The Word Defiant! at Blickling
An exciting Trust New Art installation has opened at Blickling Estate, marking a new chapter for the National Trust’s greatest book collection.
The Word Defiant!: 1 May – 28 October 2018
A five-year conservation project at Blickling Estate, one of the nation’s most important historic house libraries has inspired award-winning Theatre Company Les Enfants Terribles to explore the importance of books through contemporary art.
Les Enfants Terribles have used sound, theatrical design and storytelling to examine the importance of books, and prompt debate about the threat posed to them and their place in a changing world.
The Word Defiant! is a series of installations throughout the Jacobean mansion and out to the garden Temple that reveal stories of books that have been banned, burned, redacted, drowned, neglected and superseded, with each linked to the theme of books under threat.
Exploring the importance of books
The inspiration for the installations comes from the books in Blickling’s own library which is currently undergoing a comprehensive five year conservation programme to ensure its survival, after being plagued by damp and death watch beetle for some years.
Situated in Norfolk, home to the UNESCO city of literature, Blickling’s is one of the most significant country house libraries in England, with over 12,500 volumes making up the largest and oldest book collection in the conservation charity’s care.
Revealing stories of books under threat
One of the installations features a cascade of books flowing from the bookcases and across the Long Gallery which houses the library to draw visitors’ attention to this nationally important collection and its on-going need for conservation.
As you weave your way further through the mansion, you will experience more installations that tell the stories of books under threat around the globe.
This includes the story of Libreria Acqua Alta in Venice, the floating library where books are kept in bathtubs and boats to protect them from flooding.
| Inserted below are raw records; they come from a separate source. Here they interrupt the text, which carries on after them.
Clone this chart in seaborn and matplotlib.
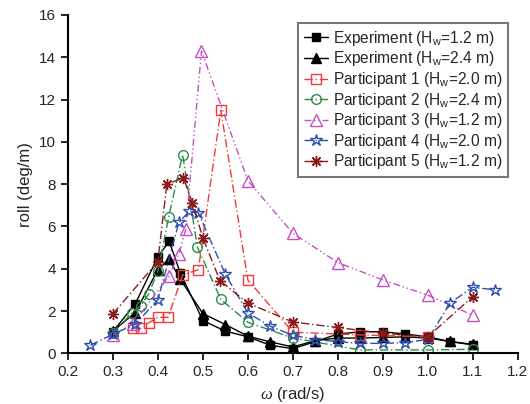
import numpy as np
import pandas as pd
import seaborn as sns
import matplotlib.pyplot as plt

# roll response
exp12_w = [0.30, 0.35, 0.40, 0.425, 0.45, 0.50, 0.55, 0.60, 0.65, 0.70, 0.75, 0.80, 0.85, 0.90, 0.95, 1.00, 1.05, 1.10]
exp12_r = [1.02, 2.35, 4.55, 5.30, 3.80, 1.55, 1.05, 0.78, 0.38, 0.22, 0.55, 0.91, 1.02, 1.02, 0.91, 0.78, 0.55, 0.40]

exp24_w = [0.30, 0.35, 0.40, 0.425, 0.45, 0.50, 0.55, 0.60, 0.65, 0.70, 0.75, 0.80, 0.85, 0.90, 0.95, 1.00, 1.05, 1.10]
exp24_r = [1.05, 1.92, 3.95, 4.45, 3.50, 1.88, 1.36, 0.81, 0.54, 0.30, 0.60, 0.72, 0.72, 0.75, 0.78, 0.72, 0.56, 0.42]

p1_w = [0.345, 0.362, 0.38, 0.40, 0.423, 0.455, 0.49, 0.54, 0.60, 0.70, 0.85, 1.00]
p1_r = [1.18, 1.18, 1.45, 1.70, 1.70, 3.70, 3.95, 11.5, 3.47, 1.00, 0.87, 0.78]

p2_w = [0.30, 0.342, 0.362, 0.38, 0.40, 0.424, 0.455, 0.488, 0.54, 0.60, 0.70, 0.85, 1.00, 1.10]
p2_r = [0.95, 1.90, 2.25, 2.82, 3.88, 6.43, 9.40, 5.02, 2.55, 1.47, 0.72, 0.16, 0.16, 0.19]

p3_w = [0.30, 0.345, 0.425, 0.447, 0.462, 0.497, 0.60, 0.70, 0.80, 0.90, 1.00, 1.10]
p3_r = [0.85, 1.40, 3.66, 4.70, 5.87, 14.3, 8.17, 5.68, 4.29, 3.47, 2.75, 1.80]

p4_w = [0.25, 0.30, 0.35, 0.40, 0.447, 0.47, 0.49, 0.55, 0.60, 0.65, 0.70, 0.75, 0.80, 0.85, 0.90, 0.95, 1.00, 1.05, 1.10, 1.15]
p4_r = [0.38, 0.90, 1.38, 2.53, 6.20, 6.71, 6.65, 3.74, 1.91, 1.28, 0.85, 0.65, 0.55, 0.47, 0.47, 0.50, 0.66, 2.39, 3.12, 3.00]

p5_w = [0.30, 0.40, 0.42, 0.457, 0.477, 0.50, 0.538, 0.60, 0.70, 0.80, 0.90, 1.00, 1.10]
p5_r = [1.86, 4.34, 8.00, 8.29, 7.10, 5.46, 3.44, 2.37, 1.48, 1.22, 0.95, 0.78, 2.68]

labels = [
    r"Experiment (H$_\mathrm{w}$=1.2 m)",
    r"Experiment (H$_\mathrm{w}$=2.4 m)",
    r"Participant 1 (H$_\mathrm{w}$=2.0 m)",
    r"Participant 2 (H$_\mathrm{w}$=2.4 m)",
    r"Participant 3 (H$_\mathrm{w}$=1.2 m)",
    r"Participant 4 (H$_\mathrm{w}$=2.0 m)",
    r"Participant 5 (H$_\mathrm{w}$=1.2 m)",
]
series = [(exp12_w, exp12_r), (exp24_w, exp24_r), (p1_w, p1_r), (p2_w, p2_r),
          (p3_w, p3_r), (p4_w, p4_r), (p5_w, p5_r)]

styles = [
    dict(color="black", marker="s", ls="-", mfc="black", ms=6),
    dict(color="black", marker="^", ls="-", mfc="black", ms=7),
    dict(color="#f03c3c", marker="s", ls=(0, (6, 2, 1, 2)), mfc="none", ms=7),
    dict(color="#2e8b4a", marker="o", ls=(0, (6, 2, 1, 2)), mfc="none", ms=7),
    dict(color="#c34fc3", marker="^", ls=(0, (5, 2, 1, 2, 1, 2)), mfc="none", ms=8),
    dict(color="#3050b0", marker="*", ls=(0, (6, 2, 1, 2)), mfc="none", ms=9),
    dict(color="#8b1a1a", marker=(8, 2, 0), ls=(0, (6, 2, 1, 2)), mfc="none", ms=8),
]

sns.set_style("ticks")
plt.rcParams["font.family"] = ["Liberation Sans", "DejaVu Sans"]
plt.rcParams["mathtext.fontset"] = "custom"
plt.rcParams["mathtext.rm"] = "Liberation Sans"
plt.rcParams["mathtext.it"] = "Liberation Serif:italic"

fig = plt.figure(figsize=(5.3, 4.04), dpi=100)
ax = fig.add_axes([0.128, 0.1255, 0.849, 0.8375])

for (w, r), lab, st in zip(series, labels, styles):
    df = pd.DataFrame({"w": w, "roll": r})
    sns.lineplot(data=df, x="w", y="roll", ax=ax, label=lab, estimator=None,
                 color=st["color"], marker=st["marker"], linestyle=st["ls"],
                 markerfacecolor=st["mfc"], markeredgecolor=st["color"],
                 markersize=st["ms"], markeredgewidth=1.0, linewidth=1.0)

ax.set_xlim(0.2, 1.2)
ax.set_ylim(0, 16)
ax.set_xticks(np.arange(0.2, 1.21, 0.1))
ax.set_xticklabels([f"{v:.1f}" for v in np.arange(0.2, 1.21, 0.1)])
ax.set_yticks(np.arange(0, 17, 2))
ax.tick_params(labelsize=11, direction="out", length=5, width=1.2, color="black")
for s in ["left", "bottom"]:
    ax.spines[s].set_linewidth(1.5)
    ax.spines[s].set_color("black")
ax.spines["top"].set_visible(False)
ax.spines["right"].set_visible(False)

ax.set_xlabel(r"$\omega$ (rad/s)", fontsize=12)
ax.set_ylabel("roll (deg/m)", fontsize=12)

leg = ax.legend(loc="upper right", bbox_to_anchor=(0.978, 0.975), fontsize=11.2,
                frameon=True, fancybox=False, handlelength=1.6, handletextpad=0.3,
                labelspacing=0.1, borderpad=0.35, borderaxespad=0.0)
leg.get_frame().set_edgecolor("#555555")
leg.get_frame().set_linewidth(1.5)

plt.savefig("out.png", dpi=100)
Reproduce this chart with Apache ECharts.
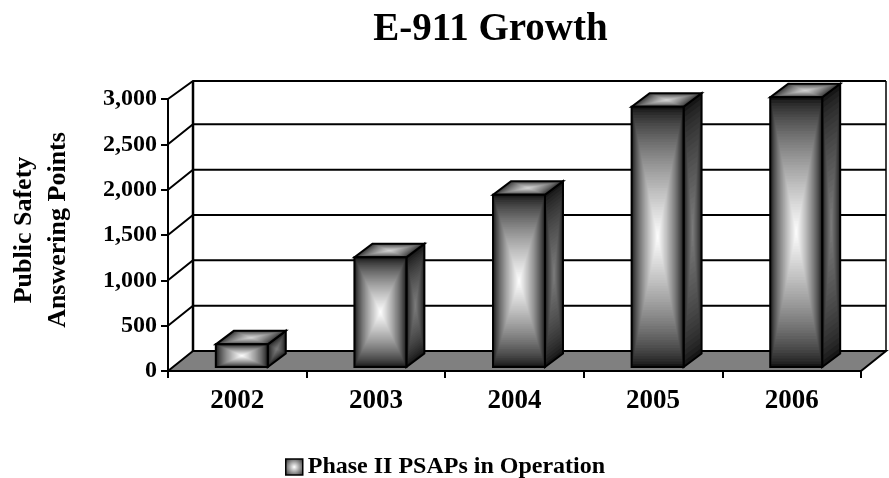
<!DOCTYPE html>
<html><head><meta charset="utf-8">
<style>html,body{margin:0;padding:0;background:#fff}#c{width:889px;height:478px}</style>
<script src="https://cdn.jsdelivr.net/npm/echarts@6/dist/echarts.min.js"></script>
</head><body><div id="c"></div>
<script>
const titleText = 'E-911 Growth';
const seriesName = 'Phase II PSAPs in Operation';
const yAxisName = 'Public Safety\nAnswering Points';
const years = ['2002', '2003', '2004', '2005', '2006'];
const psaps = [250, 1210, 1900, 2870, 2975];
const gridValues = [0, 500, 1000, 1500, 2000, 2500, 3000];

const FONT = '"Liberation Serif","Times New Roman",serif';
const WALL_DX = 25, WALL_DY = 20;
const BAR_DX = 18, BAR_DY = 13.5, BAR_SHIFT_X = 4.5, BAR_SHIFT_Y = 4, BAR_RATIO = 0.375;

function lerp(a, b, t) { return a + (b - a) * t; }
function grey(v) { const n = Math.round(v); return 'rgb(' + n + ',' + n + ',' + n + ')'; }

// Path gradient: concentric copies of a quadrilateral shrinking towards its centre
function face(corners, outer, inner, steps) {
  const cx = corners.reduce((s, p) => s + p[0], 0) / 4;
  const cy = corners.reduce((s, p) => s + p[1], 0) / 4;
  const out = [];
  for (let i = 0; i < steps; i++) {
    const t = i / steps;
    out.push({
      type: 'polygon', silent: true,
      shape: { points: corners.map(p => [lerp(p[0], cx, t), lerp(p[1], cy, t)]) },
      style: { fill: grey(lerp(outer, inner, Math.pow(t, 0.72))) }
    });
  }
  out.push({
    type: 'polygon', silent: true,
    shape: { points: corners },
    style: { fill: 'none', stroke: '#000', lineWidth: 2, lineJoin: 'miter' }
  });
  return out;
}

function renderWall(params, api) {
  const v = api.value(1);
  const band = api.size([1, 0])[0];
  const p = api.coord([0, v]);
  const x0 = p[0] - band / 2, y = p[1], x1 = x0 + band * years.length;
  const kids = [];
  if (v === 0) {
    kids.push({
      type: 'polygon', silent: true,
      shape: { points: [[x0, y], [x0 + WALL_DX, y - WALL_DY], [x1 + WALL_DX, y - WALL_DY], [x1, y]] },
      style: { fill: '#808080', stroke: '#000', lineWidth: 2 }
    });
    const top = api.coord([0, gridValues[gridValues.length - 1]])[1];
    [x0 + WALL_DX, x1 + WALL_DX].forEach((x, i) => kids.push({
      type: 'line', silent: true,
      shape: { x1: x, y1: y - WALL_DY, x2: x, y2: top - WALL_DY + 2 },
      style: { stroke: '#000', lineWidth: i ? 1.5 : 2.5 }
    }));
  } else {
    const dy = v === 3000 ? 18 : WALL_DY;
    kids.push({
      type: 'polyline', silent: true,
      shape: { points: [[x0, y], [x0 + WALL_DX, y - dy], [x1 + WALL_DX, y - dy]] },
      style: { fill: 'none', stroke: '#000', lineWidth: 2 }
    });
  }
  return { type: 'group', children: kids };
}

function renderBar(params, api) {
  const idx = api.value(0), v = api.value(1);
  const band = api.size([1, 0])[0];
  const w = band * BAR_RATIO;
  const c = api.coord([idx, 0]);
  const yTop0 = api.coord([idx, v])[1];
  const l = c[0] + BAR_SHIFT_X - w / 2, r = l + w;
  const b = c[1] - BAR_SHIFT_Y, t = yTop0 - BAR_SHIFT_Y;
  const side = [[r, t], [r + BAR_DX, t - BAR_DY], [r + BAR_DX, b - BAR_DY], [r, b]];
  const top = [[l, t], [l + BAR_DX, t - BAR_DY], [r + BAR_DX, t - BAR_DY], [r, t]];
  const front = [[l, t], [r, t], [r, b], [l, b]];
  return {
    type: 'group',
    children: [].concat(
      face(side, 22, 125, 24),
      face(top, 45, 215, 24),
      face(front, 20, 255, 48)
    )
  };
}

const swatch = {
  type: 'radial', x: 0.5, y: 0.5, r: 0.7,
  colorStops: [{ offset: 0, color: '#fff' }, { offset: 1, color: '#222' }]
};

const chart = echarts.init(document.getElementById('c'), null, { renderer: 'canvas', width: 889, height: 478 });
chart.setOption({
  animation: false,
  backgroundColor: '#fff',
  title: {
    text: titleText, left: 485.5, top: 5, textAlign: 'center',
    textStyle: { fontFamily: FONT, fontWeight: 'bold', fontSize: 39, color: '#000' }
  },
  legend: {
    left: 280, top: 450, itemWidth: 17, itemHeight: 16, itemGap: 6,
    textStyle: { fontFamily: FONT, fontWeight: 'bold', fontSize: 24, color: '#000' },
    data: [{ name: seriesName, icon: 'rect', itemStyle: { color: swatch, borderColor: '#000', borderWidth: 1.5 } }]
  },
  grid: { left: 168, right: 28, top: 99, bottom: 107, outerBoundsMode: 'none' },
  xAxis: {
    type: 'category', data: years,
    axisLine: { lineStyle: { color: '#000', width: 2 } },
    axisTick: { show: true, length: 7, alignWithLabel: false, lineStyle: { color: '#000', width: 2 } },
    axisLabel: { fontFamily: FONT, fontWeight: 'bold', fontSize: 27, color: '#000', margin: 17 }
  },
  yAxis: {
    type: 'value', min: 0, max: 3000, interval: 500,
    name: yAxisName, nameLocation: 'middle', nameGap: 93, nameRotate: 90,
    nameTextStyle: { fontFamily: FONT, fontWeight: 'bold', fontSize: 26, color: '#000', lineHeight: 34, padding: [0, 0, 0, 10] },
    axisLine: { show: true, lineStyle: { color: '#000', width: 2 } },
    axisTick: { show: true, length: 7, lineStyle: { color: '#000', width: 2 } },
    splitLine: { show: false },
    axisLabel: {
      fontFamily: FONT, fontWeight: 'bold', fontSize: 24, color: '#000', margin: 11,
      formatter: v => v.toLocaleString('en-US')
    }
  },
  series: [
    { type: 'custom', z: 1, silent: true, clip: false, renderItem: renderWall,
      data: gridValues.map(v => [0, v]), encode: { x: 0, y: 1 } },
    { type: 'custom', z: 2, silent: true, clip: false, name: seriesName, renderItem: renderBar,
      itemStyle: { color: swatch },
      data: psaps.map((v, i) => [i, v]), encode: { x: 0, y: 1 } }
  ]
});
</script></body></html>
In the Chinese Dressing Room, a sound installation featuring maps and A-Zs spilling from a cupboard onto the floor, signify how digital technology has superseded examples of the printed word.
Outside, an abstract decorative scheme in the garden Temple will draw attention to the neglect of old, out of print or archived books. There are also further installations in the house, each telling the story of recent world events that have impacted a book’s survival.
This project is part of Trust New Art, a programme of contemporary arts at Trust places which began in 2009 in partnership with Arts Council England.
A thought provoking experience
John Orna-Ornstein, Director of Curation and Experience for the National Trust, said: “Sharing our heritage is not only about telling the stories of our past but finding ways to inspire people of all ages to see the importance of preserving it for future generations. The Word Defiant! is a bold, creative and really thought-provoking way to bring Blickling’s historic library to life for visitors, while shining a light on the conservation challenges such an important collection presents.”
Artistic Director of Les Enfants Terribles Oliver Lansley said: “Telling a story is at the heart of everything we do as a company and we are excited to open The Word Defiant! in association with Blickling Estate and Trust New Art. The installation pieces immerse visitors in compelling contemporary stories about the place of books in the modern world. We hope they resonate with Blickling's visitors as much as they resonate with Blickling's rich literary tradition and on-going conservation work.”
One of Blickling’s Volunteer Art Ambassadors, Margaret Goose, said: “Lord Lothian, who donated Blickling to the Trust, hoped that it would be used as ‘a place from which public, or intellectual or artistic endeavours go forth...’. We feel that he would have approved of art being at the heart of what visitors experience today. I’m very excited that we’re shining a light on the library, so we can raise awareness and vital funds for the conservation work needed for both the internationally important books and the fabric of the Long Gallery.”